El poder de la televisión

La pantalla sigue siendo una herramienta tremendamente potente para influir en la opinión pública. Por mucho que cambien las maneras de verla o de interactuar con sus contenidos, un estrato de la población sigue realizando el ritual de acabar las últimas horas de su jornada delante del televisor, consumiendo un contenido que, disfrazado de entretenimiento, es capaz de abrir las compuertas de nuestra percepción e influir en nuestra manera de ver las cosas. Es por eso que Arimaren Margolariak, en cuanto que programa dependiente de una televisión pública es, como mínimo, una irresponsabilidad para con el colectivo cultural y artístico. Si el mundo del arte arrastra tras de sí una invisible pero pesada carga que lo acusa de encriptado o elitista, un acercamiento al mismo con los códigos que plantea el programa no hace sino consolidar los tópicos (por la vía de reiterarlos).

Por último y quizás mucho más importante, ese modelo reproduce una lógica de funcionamiento que se basa en una competición individualista, regida a golpe de juicio rápido que fulmina cualquier tipo de disidencia y que siembra como válidos e inapelables una serie de criterios que se basan, la mayoría de las veces, en cuestiones meramente formales, técnicas o compositivas y de carácter subjetivo. Con esto, el arte aparece desprovisto de sentido, de trasfondo o de relevancia y, parafraseando el título del programa, de “verdadera” alma. Porque hace tiempo que el papel del arte contemporáneo superó la mera contemplación estética y entró en otras capas de lectura que aúnan múltiples maneras de sentir y de ser interpelado. Por eso, esta reducción superficial que propone EITB lo convierte en un simulacro hecho de una capa de piel muerta que no llega a posarse sobre ninguna estructura.

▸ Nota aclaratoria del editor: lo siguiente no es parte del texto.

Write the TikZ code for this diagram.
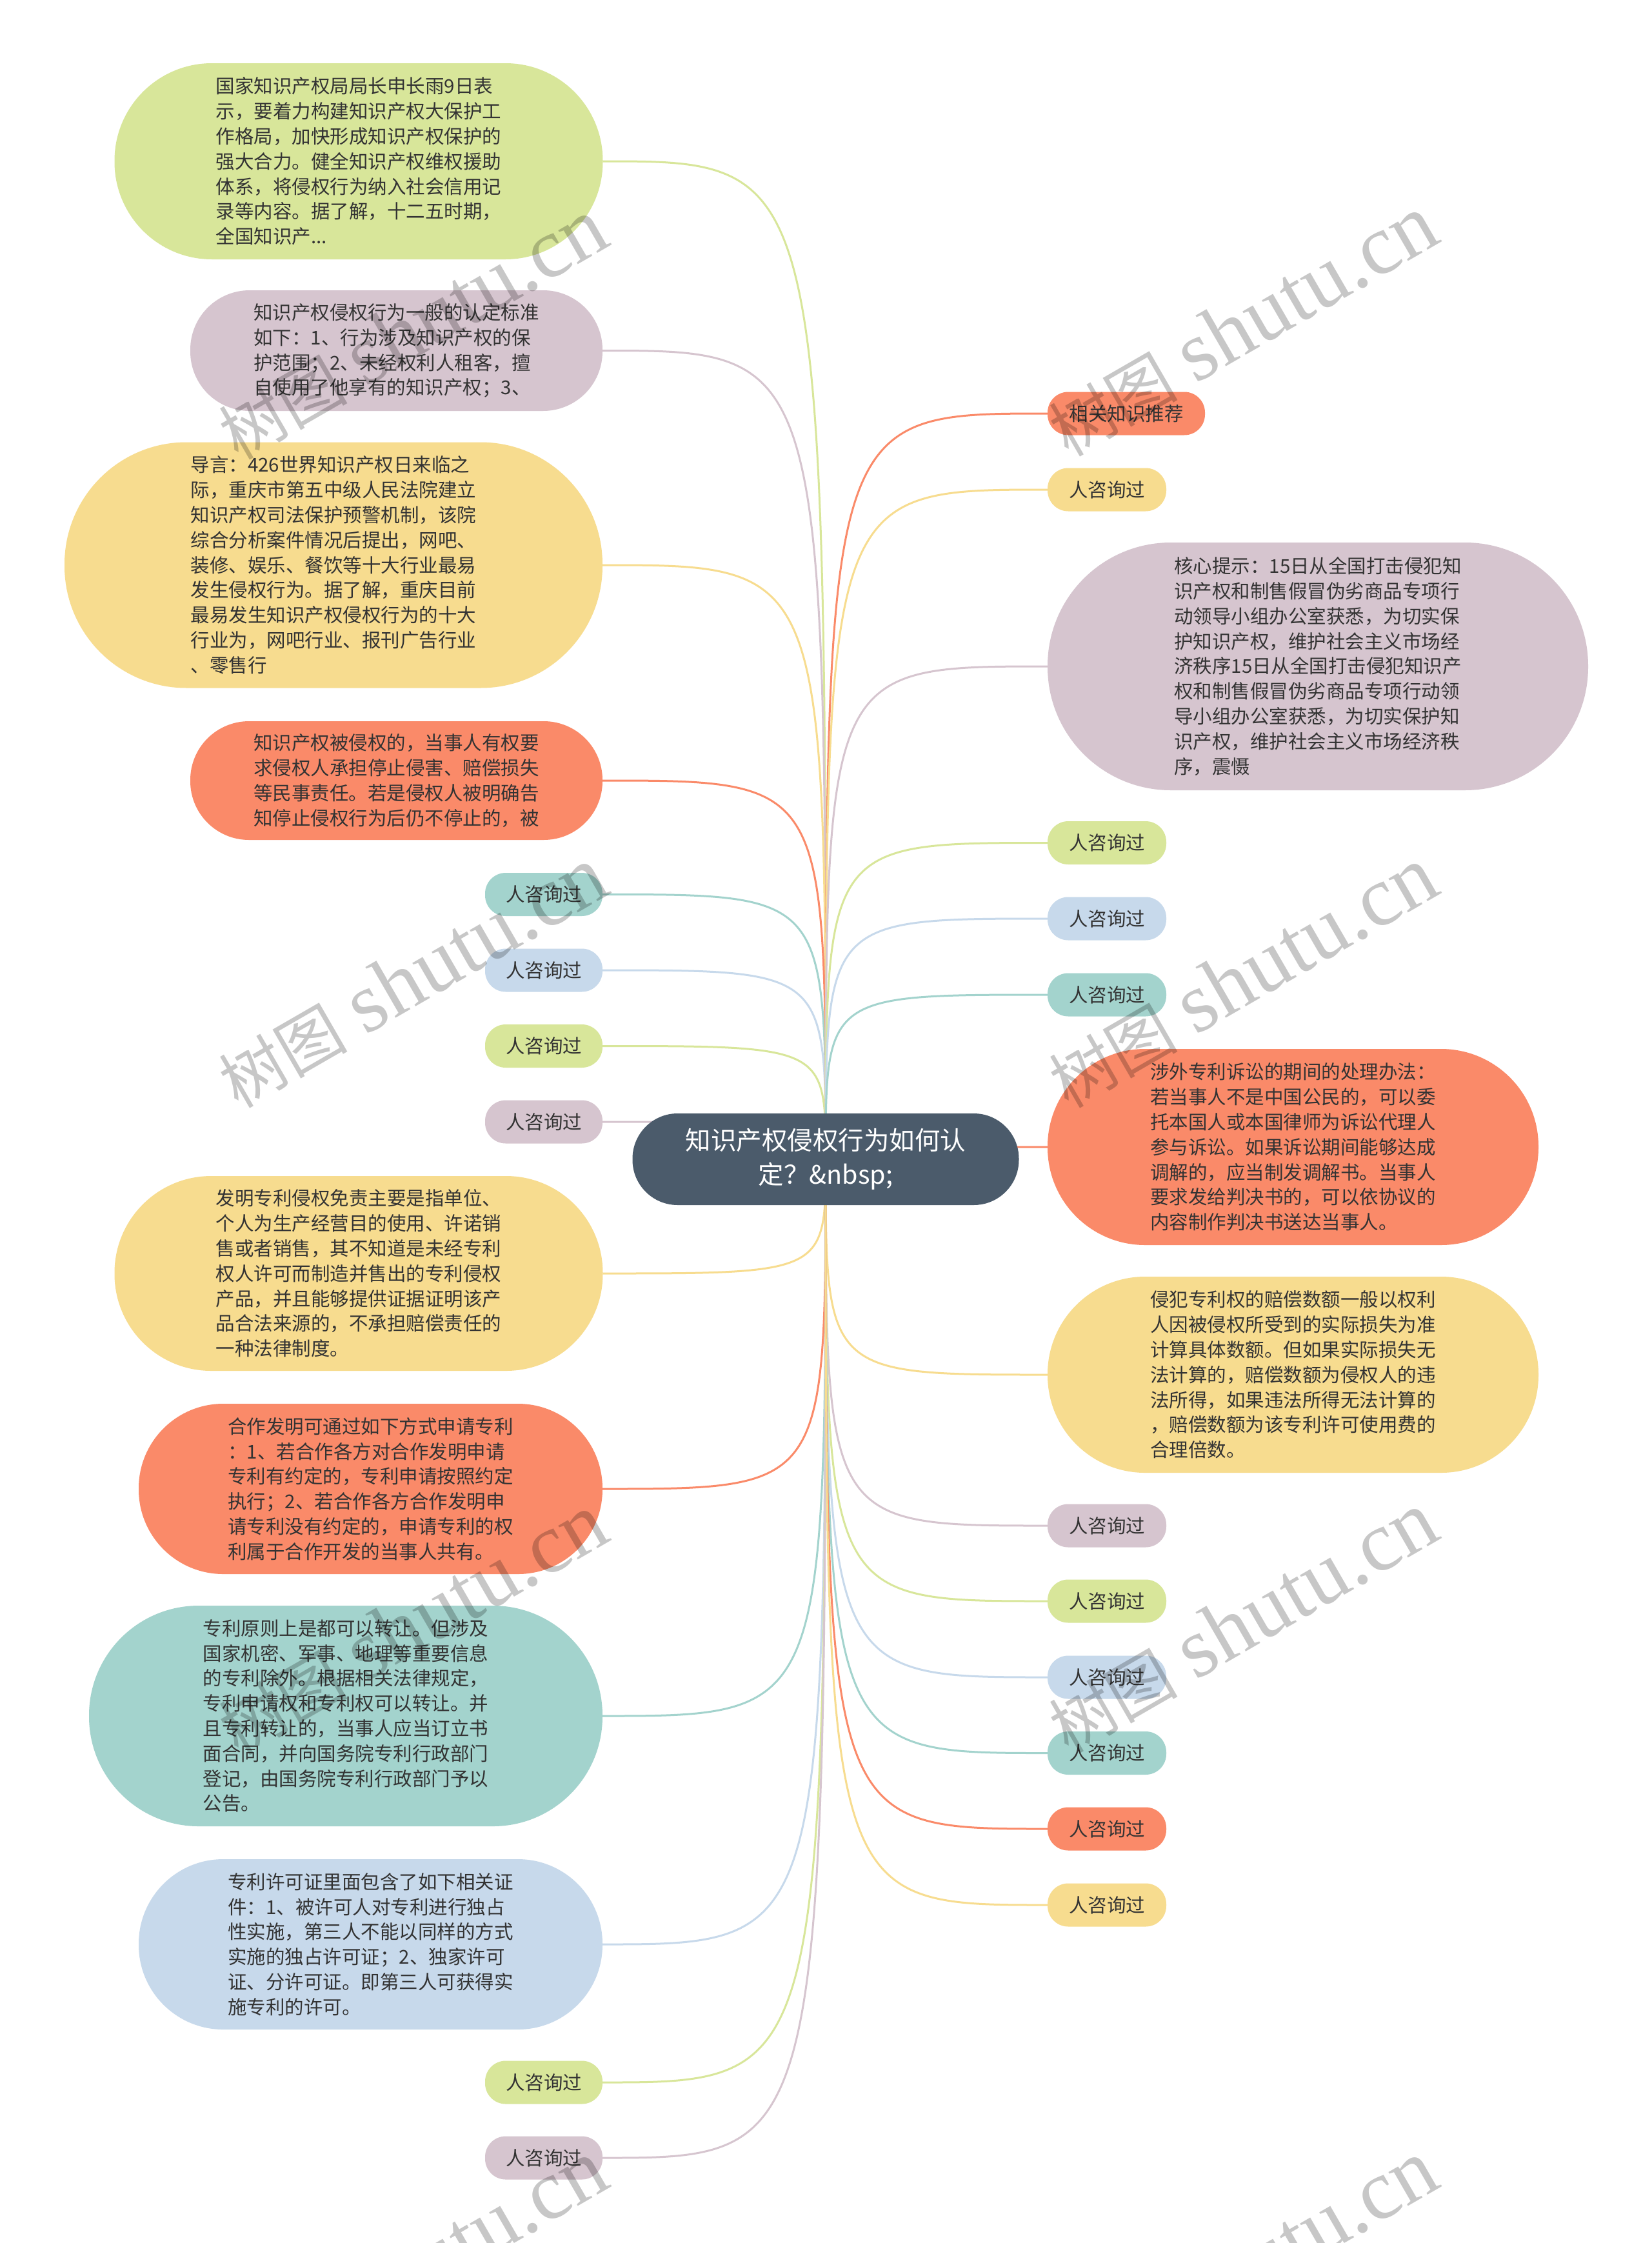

En el fondo, a estas alturas parece ingenuo e inútil dedicar más de dos líneas a deconstruir un programa de televisión que sobre todo persigue fórmulas para ganar audiencia y, en consecuencia, anunciantes. Sin embargo, quizá sea necesario asistir a una caricaturización como esta. Por un lado, para despertar nuestro papel como audiencia crítica capaz de exigir una programación de calidad. Por otro, para que quienes formamos parte de una u otra capa del contexto del arte, entendamos que nadie ajeno a nosotros y nosotras va a venir a solucionarnos nada. Tan solo nos queda el trabajo colectivo, la solidaridad y reivindicar lo que es nuestro.